One bad wire caused the entire ship to lose power? That boggles the mind.
How convenient.
Quality is no longer even considered in manufacturing today. Speed to market and cost savings, it's all about profits and profits only.
”Look for the union label”
Do I believe the story about the loose wire? I’m a frayed knot.
When you want to cover up bad troubleshooting or bad operators, the finding offered to the management is always a loose wire. It cannot be refuted. Second place on hiding failures is the various assortment of blown fuses kept in the toolbox, where it is by slight of hand miraculously "discovered", while you fix the real problem.
Most modern controls systems today operate off of 24 volt wiring connected via ethernet signal, to a device specific controller that runs 460 volt AC servo drives, frequency drives, and hard contact motor starter relays.
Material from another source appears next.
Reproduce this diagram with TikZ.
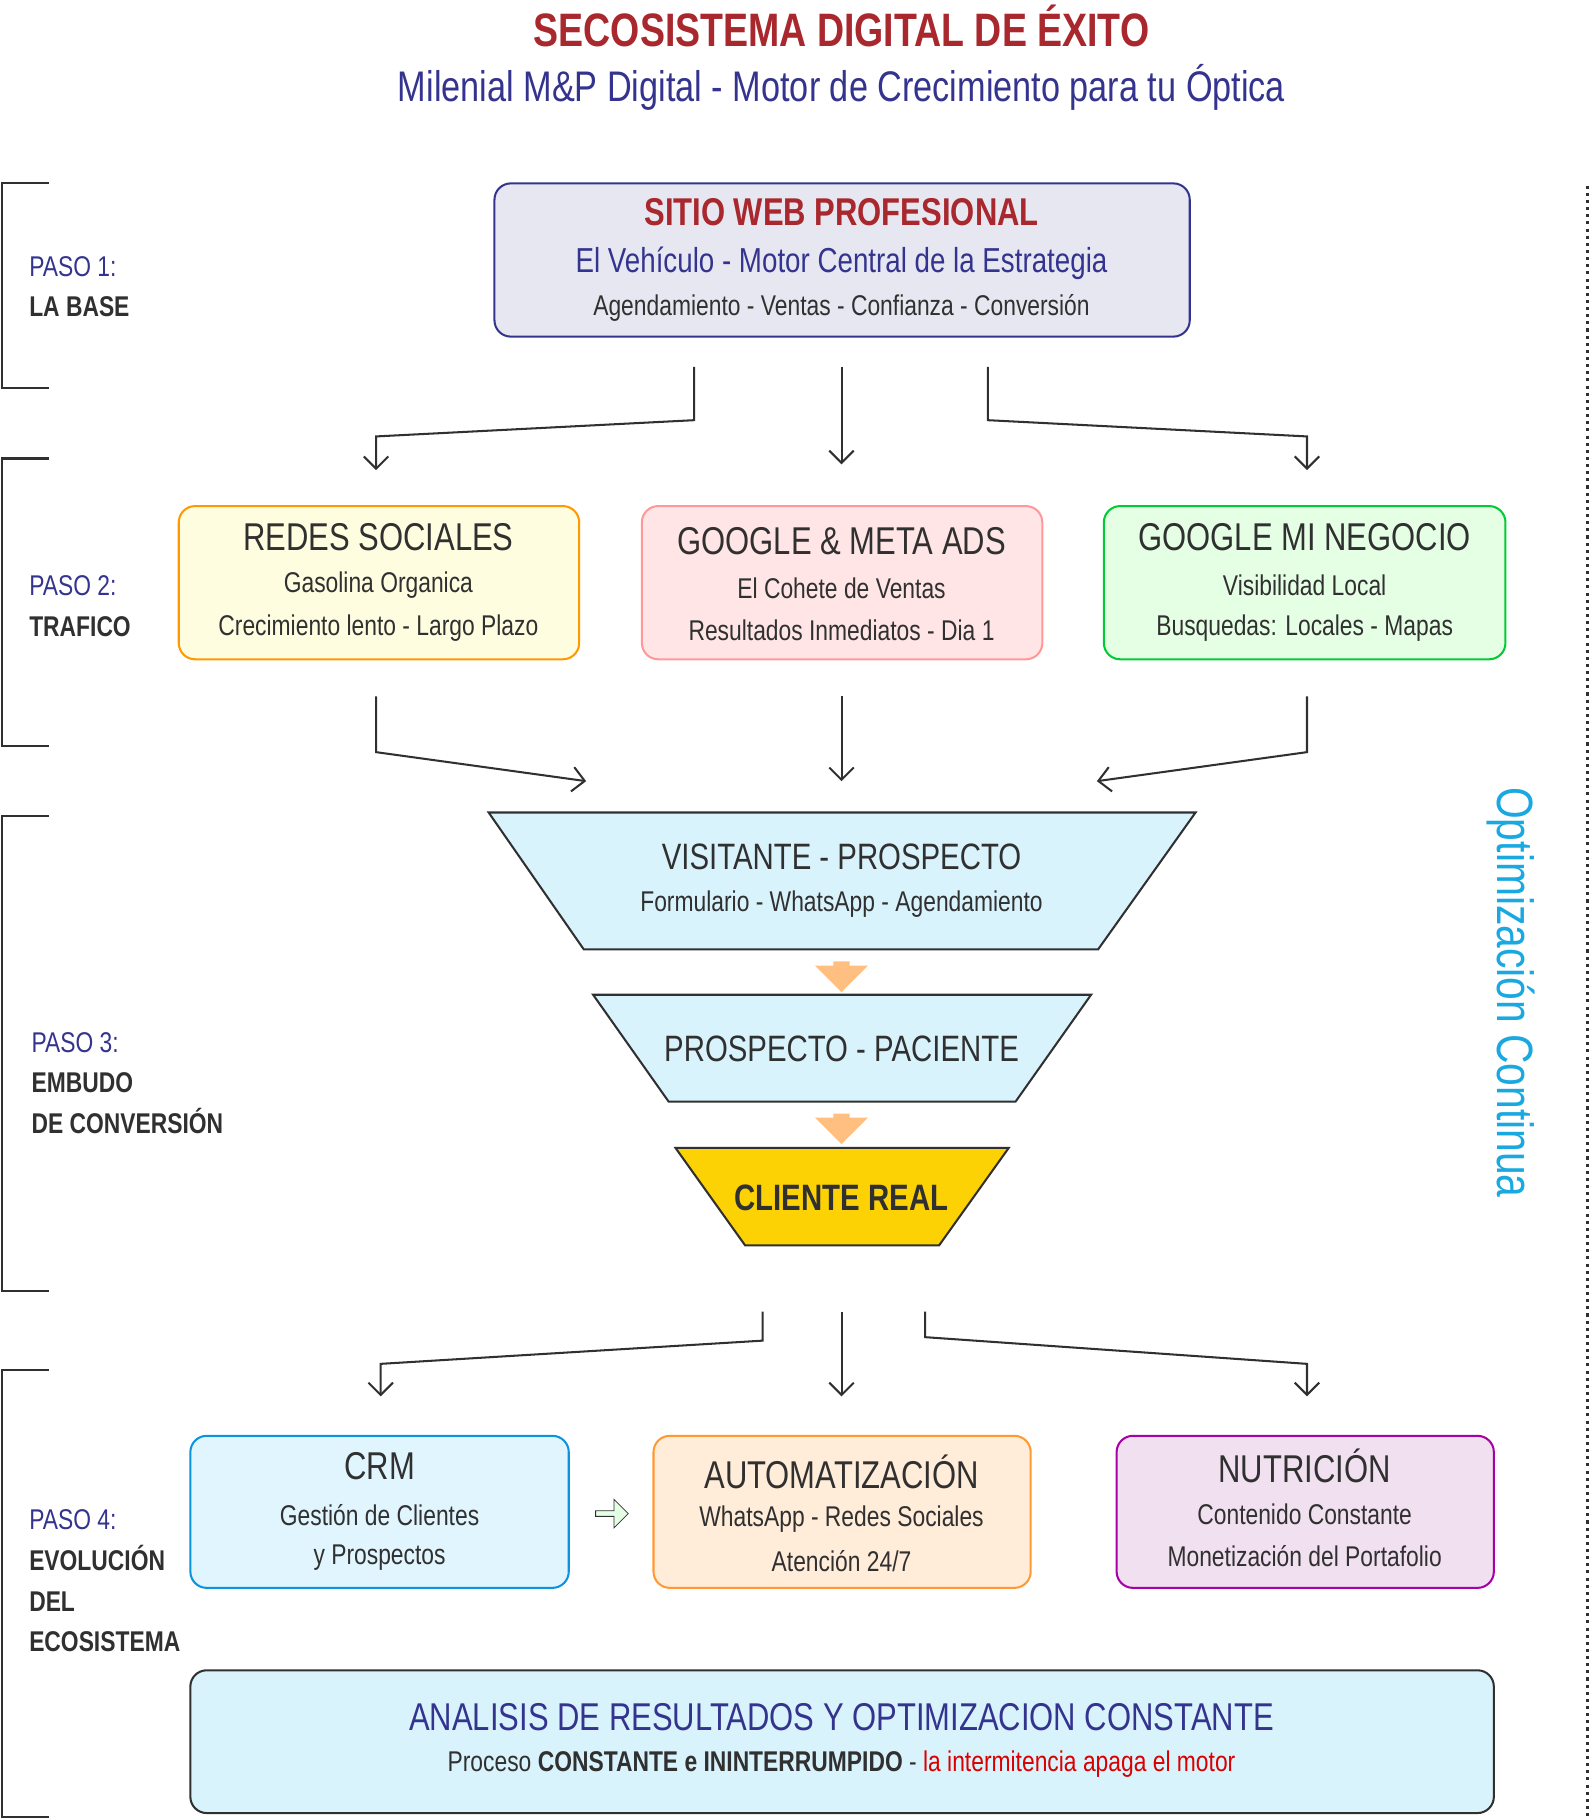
\documentclass[tikz,border=0pt]{standalone}
\usepackage{fontspec}
\setmainfont{Liberation Sans}[FakeStretch=0.8]
\usepackage{xcolor}
\usetikzlibrary{positioning,shapes.geometric,shapes.arrows,arrows.meta}
\definecolor{darkred}{HTML}{A8282E}
\definecolor{indigo}{HTML}{34348F}
\definecolor{ink}{HTML}{303030}
\definecolor{cyanish}{HTML}{1AA8E0}
\tikzset{
  box/.style={draw, rounded corners=8pt, line width=1pt},
  flow/.style={->, draw=ink, line width=1pt, >={Straight Barb[length=6pt,width=12pt]}},
  funnel/.style={draw=ink, line width=1pt},
  bracket/.style={draw=ink, line width=1pt},
  txt/.style={text=ink, inner sep=0pt}
}
\begin{document}
\begin{tikzpicture}[x=0.02cm, y=-0.02cm]
\useasboundingbox (0,0) rectangle (1372,1568);
% titles
\node[text=darkred, font=\fontsize{23}{26}\selectfont\bfseries] (title) at (725,22) {SECOSISTEMA DIGITAL DE ÉXITO};
\node[text=indigo, font=\fontsize{21}{24}\selectfont] (subtitle) at (725,75) {Milenial M\&P Digital - Motor de Crecimiento para tu Óptica};

% left brackets
\draw[bracket] (42,158) -- (2,158) -- (2,334) -- (42,334);
\draw[bracket] (42,395) -- (2,395) -- (2,643) -- (42,643);
\draw[bracket] (42,703) -- (2,703) -- (2,1112) -- (42,1112);
\draw[bracket] (42,1180) -- (2,1180) -- (2,1565) -- (42,1565);
\node[anchor=west, align=left, font=\fontsize{14}{20}\selectfont] (paso1) at (19,247) {\textcolor{indigo}{PASO 1:}\\\textcolor{ink}{\bfseries LA BASE}};
\node[anchor=west, align=left, font=\fontsize{14}{20}\selectfont] (paso2) at (19,522) {\textcolor{indigo}{PASO 2:}\\\textcolor{ink}{\bfseries TRAFICO}};
\node[anchor=west, align=left, font=\fontsize{14}{20}\selectfont] (paso3) at (21,933) {\textcolor{indigo}{PASO 3:}\\\textcolor{ink}{\bfseries EMBUDO}\\\textcolor{ink}{\bfseries DE CONVERSIÓN}};
\node[anchor=west, align=left, font=\fontsize{14}{20}\selectfont] (paso4) at (19,1362) {\textcolor{indigo}{PASO 4:}\\\textcolor{ink}{\bfseries EVOLUCIÓN}\\\textcolor{ink}{\bfseries DEL}\\\textcolor{ink}{\bfseries ECOSISTEMA}};

% paso 1
\draw[box, draw=indigo, fill=indigo!12!white] (426,158) rectangle (1025,290);
\node[text=darkred, font=\fontsize{19}{22}\selectfont\bfseries] (web) at (725,183) {SITIO WEB PROFESIONAL};
\node[text=indigo, font=\fontsize{17}{20}\selectfont] (webA) at (725,227) {El Vehículo - Motor Central de la Estrategia};
\node[txt, font=\fontsize{14}{17}\selectfont] (webB) at (725,265) {Agendamiento - Ventas - Confianza - Conversión};

\coordinate (w1) at (598,316); \coordinate (w2) at (725,316); \coordinate (w3) at (851,316);
\coordinate (r1) at (324,405); \coordinate (r2) at (725,400); \coordinate (r3) at (1126,405);
\draw[flow] (w1) -- (598,362) -- (324,376) -- (r1);
\draw[flow] (w2) -- (r2);
\draw[flow] (w3) -- (851,362) -- (1126,376) -- (r3);

% paso 2
\draw[box, draw=orange!80!yellow, fill=yellow!12!white] (154,436) rectangle (499,568);
\node[txt, font=\fontsize{19}{22}\selectfont] (redes) at (326,463) {REDES SOCIALES};
\node[txt, font=\fontsize{14}{17}\selectfont] (redesA) at (326,504) {Gasolina Organica};
\node[txt, font=\fontsize{14}{17}\selectfont] (redesB) at (326,541) {Crecimiento lento - Largo Plazo};
\draw[box, draw=red!40!white, fill=red!10!white] (553,436) rectangle (898,568);
\node[txt, font=\fontsize{19}{22}\selectfont] (ads) at (725,466) {GOOGLE \& META ADS};
\node[txt, font=\fontsize{14}{17}\selectfont] (adsA) at (725,507) {El Cohete de Ventas};
\node[txt, font=\fontsize{14}{17}\selectfont] (adsB) at (725,543) {Resultados Inmediatos - Dia 1};
\draw[box, draw=green!60!teal, fill=green!10!white] (951,436) rectangle (1297,568);
\node[txt, font=\fontsize{19}{22}\selectfont] (gmn) at (1124,463) {GOOGLE MI NEGOCIO};
\node[txt, font=\fontsize{14}{17}\selectfont] (gmnA) at (1124,504) {Visibilidad Local};
\node[txt, font=\fontsize{14}{17}\selectfont] (gmnB) at (1124,541) {Busquedas: Locales - Mapas};

\coordinate (s1) at (324,600); \coordinate (s2) at (725,600); \coordinate (s3) at (1126,600);
\coordinate (f1) at (505,673); \coordinate (f2) at (725,673); \coordinate (f3) at (945,673);
\draw[flow] (s1) -- (324,648) -- (f1);
\draw[flow] (s2) -- (f2);
\draw[flow] (s3) -- (1126,648) -- (f3);

% paso 3 funnel
\draw[funnel, fill=cyan!15!white] (421,700) -- (1030,700) -- (946,818) -- (503,818) -- cycle;
\node[txt, font=\fontsize{18}{21}\selectfont] (visit) at (725,738) {VISITANTE - PROSPECTO};
\node[txt, font=\fontsize{14}{17}\selectfont] (visitA) at (725,779) {Formulario - WhatsApp - Agendamiento};
\node[single arrow, shape border rotate=270, fill=orange!50!white, single arrow head extend=5pt, minimum width=26pt, minimum height=15pt, inner sep=2pt] (o1) at (725,838) {};
\draw[funnel, fill=cyan!15!white] (511,857) -- (940,857) -- (875,949) -- (576,949) -- cycle;
\node[txt, font=\fontsize{18}{21}\selectfont] (prosp) at (725,904) {PROSPECTO - PACIENTE};
\node[single arrow, shape border rotate=270, fill=orange!50!white, single arrow head extend=5pt, minimum width=26pt, minimum height=15pt, inner sep=2pt] (o2) at (725,969) {};
\draw[funnel, fill=yellow!70!orange] (582,989) -- (869,989) -- (809,1073) -- (642,1073) -- cycle;
\node[txt, font=\fontsize{18}{21}\selectfont\bfseries] (cliente) at (725,1032) {CLIENTE REAL};

\coordinate (c1) at (657,1130); \coordinate (c2) at (725,1130); \coordinate (c3) at (797,1130);
\coordinate (e1) at (328,1203); \coordinate (e2) at (725,1203); \coordinate (e3) at (1126,1203);
\draw[flow] (c1) -- (657,1155) -- (328,1175) -- (e1);
\draw[flow] (c2) -- (e2);
\draw[flow] (c3) -- (797,1152) -- (1126,1175) -- (e3);

% paso 4
\draw[box, draw=cyan!80!blue, fill=cyan!12!white] (164,1237) rectangle (490,1368);
\node[txt, font=\fontsize{19}{22}\selectfont] (crm) at (327,1263) {CRM};
\node[txt, font=\fontsize{14}{17}\selectfont] (crmA) at (327,1305) {Gestión de Clientes};
\node[txt, font=\fontsize{14}{17}\selectfont] (crmB) at (327,1342) {y Prospectos};
\draw[box, draw=orange!80!white, fill=orange!15!white] (563,1237) rectangle (888,1368);
\node[txt, font=\fontsize{19}{22}\selectfont] (auto) at (725,1268) {AUTOMATIZACIÓN};
\node[txt, font=\fontsize{14}{17}\selectfont] (autoA) at (725,1309) {WhatsApp - Redes Sociales};
\node[txt, font=\fontsize{14}{17}\selectfont] (autoB) at (725,1345) {Atención 24/7};
\draw[box, draw=violet!70!magenta, fill=violet!12!white] (962,1237) rectangle (1287,1368);
\node[txt, font=\fontsize{19}{22}\selectfont] (nutri) at (1124,1263) {NUTRICIÓN};
\node[txt, font=\fontsize{14}{17}\selectfont] (nutriA) at (1124,1305) {Contenido Constante};
\node[txt, font=\fontsize{14}{17}\selectfont] (nutriB) at (1124,1341) {Monetización del Portafolio};
\node[single arrow, draw=ink, fill=green!10!white, single arrow head extend=5pt, minimum width=14pt, minimum height=16pt, inner sep=1pt] (link) at (526,1304) {};

\draw[box, draw=ink, fill=cyan!15!white] (164,1439) rectangle (1287,1562);
\node[text=indigo, font=\fontsize{19}{22}\selectfont] (anal) at (725,1479) {ANALISIS DE RESULTADOS Y OPTIMIZACION CONSTANTE};
\node[txt, font=\fontsize{14}{17}\selectfont] (analA) at (725,1520) {Proceso \textbf{CONSTANTE e ININTERRUMPIDO} - \textcolor{red!85!black}{la intermitencia apaga el motor}};

% right side
\node[text=cyanish, rotate=-90, font=\fontsize{25}{28}\selectfont] (optim) at (1302,855) {Optimización Continua};
\draw[ink, line width=1.5pt, dotted] (1368,160) -- (1368,1565);
\end{tikzpicture}
\end{document}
All it takes is an E-Stop bumped, a scan time error, or a button pushed at the wrong time, and it all shuts down.
There are no longer actual directly wired controls anymore. Everything operates with essentially phone calls at super high speeds in scan times. Every device shakes hands with every other related group device several hundred times a second. One hiccup in those handshakes not being sent or received within the prescribed milliseconds, and it all shuts down or pops up with errors which must be cleared with a laptop within the processors.
Not all technology advancements are the best for certain applications, but that's how we are rolling going into the future.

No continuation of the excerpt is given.